The real threat is pranksters, disgruntled employees and most importantly criminal enterprises who need to weigh their targets. The relative security of our credit cards in a digital world speaks to the measured success of small time security.



For most of us, the US government can not walk into our server room and take the hardware, nor launch a drone strike, because we're in countries where that would not be a viable approach even if we were high value targets. Much less if we're seen as just "nice to have" to get access to more data.

I agree with you, though, that the real threat is not the NSA for most of us. But many of us do have users, and do actually value the privacy of our users (and for those of us in EU countries, we have a legal obligation to safeguard the personally identifiable data we store) and so it is still of interest to learn about what we can do.

For many of us it is also a matter of principle and/or political viewpoints that this surveillance needs to be countered and stopped. If the public is prepared to remain complicit by not voting out the people who continue to deny the existence of these programs and/or continue to refuse to stop them, then we need to seek other alternatives. (Note that I explicitly avoided singling out the US in this part, because I live in the UK: GCHQ is as large and a problem as the NSA, yet the British public appears to not care at all)
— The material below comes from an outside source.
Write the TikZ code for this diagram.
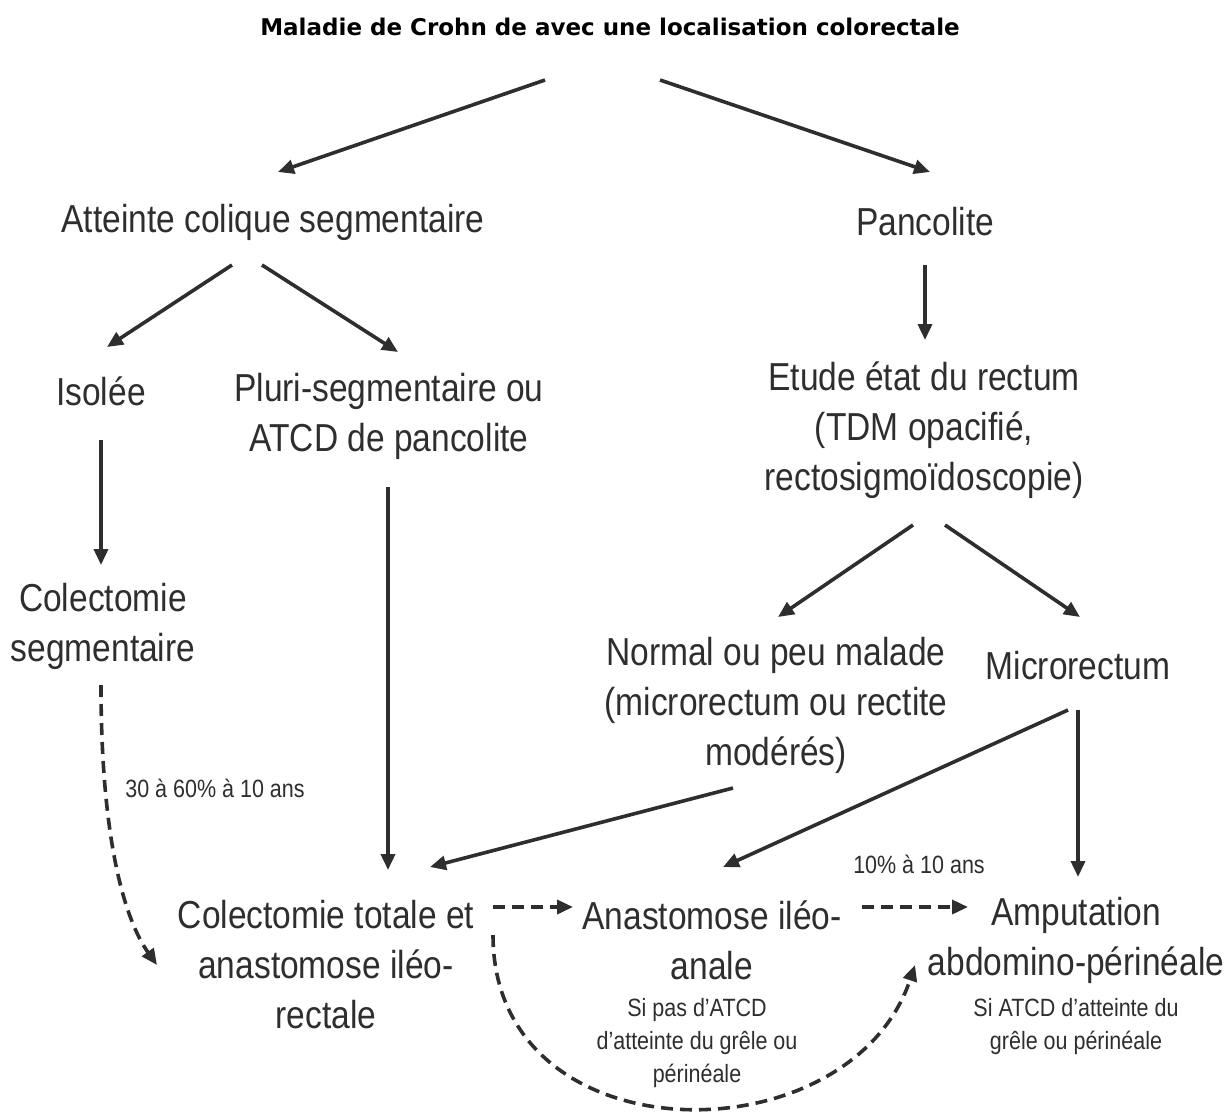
\documentclass[tikz,border=0pt]{standalone}
\usepackage{fontspec}
\setmainfont{Liberation Sans}[FakeStretch=0.86]
\newfontfamily\titlefont{DejaVu Sans}
\usetikzlibrary{arrows.meta,calc}
\definecolor{ink}{HTML}{2E2E2E}
\tikzset{
  big/.style={text=ink,align=center,inner sep=0pt,font=\fontsize{39}{50}\selectfont},
  small/.style={text=ink,align=center,inner sep=0pt,font=\fontsize{25}{33}\selectfont},
  arr/.style={draw=ink,line width=3.6pt,-{Triangle[length=16pt,width=14pt]}},
  darr/.style={arr,dash pattern=on 12pt off 7pt}
}
\begin{document}
\begin{tikzpicture}[x=1pt,y=-1pt]
\useasboundingbox (0,0) rectangle (1226,1117);
\node[inner sep=0pt,font=\titlefont\bfseries\fontsize{23}{28}\selectfont] (title) at (610,27) {Maladie de Crohn de avec une localisation colorectale};
\node[big] (acs) at (273,222) {Atteinte colique segmentaire};
\node[big] (pan) at (925,222) {Pancolite};
\node[big] (iso) at (101,391) {Isolée};
\node[big] (plu) at (389,416) {Pluri-segmentaire ou\\ATCD de pancolite};
\node[big] (etu) at (924,430) {Etude état du rectum\\(TDM opacifié,\\rectosigmoïdoscopie)};
\node[big] (cseg) at (103,626) {Colectomie\\segmentaire};
\node[big] (nor) at (776,705) {Normal ou peu malade\\(microrectum ou rectite\\modérés)};
\node[big] (mic) at (1078,666) {Microrectum};
\node[big] (ctot) at (326,965) {Colectomie totale et\\anastomose iléo-\\rectale};
\node[big] (ana) at (712,940) {Anastomose iléo-\\anale};
\node[big] (amp) at (1076,940) {Amputation\\abdomino-périnéale};
\node[small] (anasub) at (697,1043) {Si pas d’ATCD\\d’atteinte du grêle ou\\périnéale};
\node[small] (ampsub) at (1076,1027) {Si ATCD d’atteinte du\\grêle ou périnéale};
\node[small] (lab1) at (215,788) {30 à 60\% à 10 ans};
\node[small] (lab2) at (919,864) {10\% à 10 ans};

\draw[arr] ($(title)+(-65,53)$) -- ($(acs)+(5,-50)$);
\draw[arr] ($(title)+(50,53)$) -- ($(pan)+(5,-50)$);
\draw[arr] ($(acs)+(-41,43)$) -- ($(iso)+(6,-44)$);
\draw[arr] ($(acs)+(-11,43)$) -- ($(plu)+(9,-64)$);
\draw[arr] ($(pan)+(0,43)$) -- ($(etu)+(1,-90)$);
\draw[arr] ($(iso)+(0,49)$) -- ($(cseg)+(-2,-61)$);
\draw[arr] ($(plu)+(-1,71)$) -- ($(ctot)+(62,-95)$);
\draw[arr] ($(etu)+(-11,95)$) -- ($(nor)+(2,-88)$);
\draw[arr] ($(etu)+(21,95)$) -- ($(mic)+(2,-49)$);
\draw[arr] ($(nor)+(-43,83)$) -- ($(ctot)+(104,-98)$);
\draw[arr] ($(mic)+(-10,44)$) -- ($(ana)+(11,-73)$);
\draw[arr] ($(mic)+(0,44)$) -- ($(amp)+(2,-63)$);

\draw[darr] ($(cseg)+(-2,59)$) .. controls ($(cseg)+(-2,215)$) and ($(ctot)+(-201,-45)$) .. ($(ctot)+(-169,0)$);
\draw[darr] ($(ctot)+(167,-58)$) -- ($(ana)+(-139,-33)$);
\draw[darr] ($(ana)+(150,-33)$) -- ($(amp)+(-108,-33)$);
\draw[darr] ($(ctot)+(167,-30)$) .. controls ($(ctot)+(167,195)$) and ($(amp)+(-226,220)$) .. ($(amp)+(-161,25)$);
\end{tikzpicture}
\end{document}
> For most of us, the US government can not walk into our server room and take the hardware, nor launch a drone strike, because we're in countries where that would not be a viable approach even if we were high value targets. Much less if we're seen as just "nice to have" to get access to more data.

Being in a different country didn't help Kimdotcom.

GCHQ is a different problem to the NSA - they appear to try to obey the law but have weak oversight and scrutiny. There are at least some politicians who don't want to give GCHQ more power and who think they need better regulation.


> Being in a different country didn't help Kimdotcom.

Most of us are not in lines of business that are so easy to cook up excuses for raids about, nor have a past that makes it so easy to try to make us come out looking like Bond villains.

I'm not saying there are not plenty of cases where "just taking the servers" is a viable option. But that does not mean there aren't a lot of us for whom protecting against NSA to the extent feasible is an option that is not ever likely to result in someone raiding our servers.

> GCHQ is a different problem to the NSA - they appear to try to obey the law but have weak oversight and scrutiny

Arguably the NSA tries to come down on the right side of the law too. It's just that they do so by creatively exploiting every available loophole and making use of every possible discretion of their lawyers and lax oversight as well.

I'm not so sure GCHQ wouldn't do the same if their oversight wasn't such a joke that they were found to boast about how weak it is in one of the NSA documents.


> Your not trying to protect yourself form the NSA. If the US government saw you as a real threat they could walk into your server room and taking the hardware, or launch a drone strike.

Unless they want to use your hardware to attack someone else or building a wide dragnet or want to steal corporate secrets or ...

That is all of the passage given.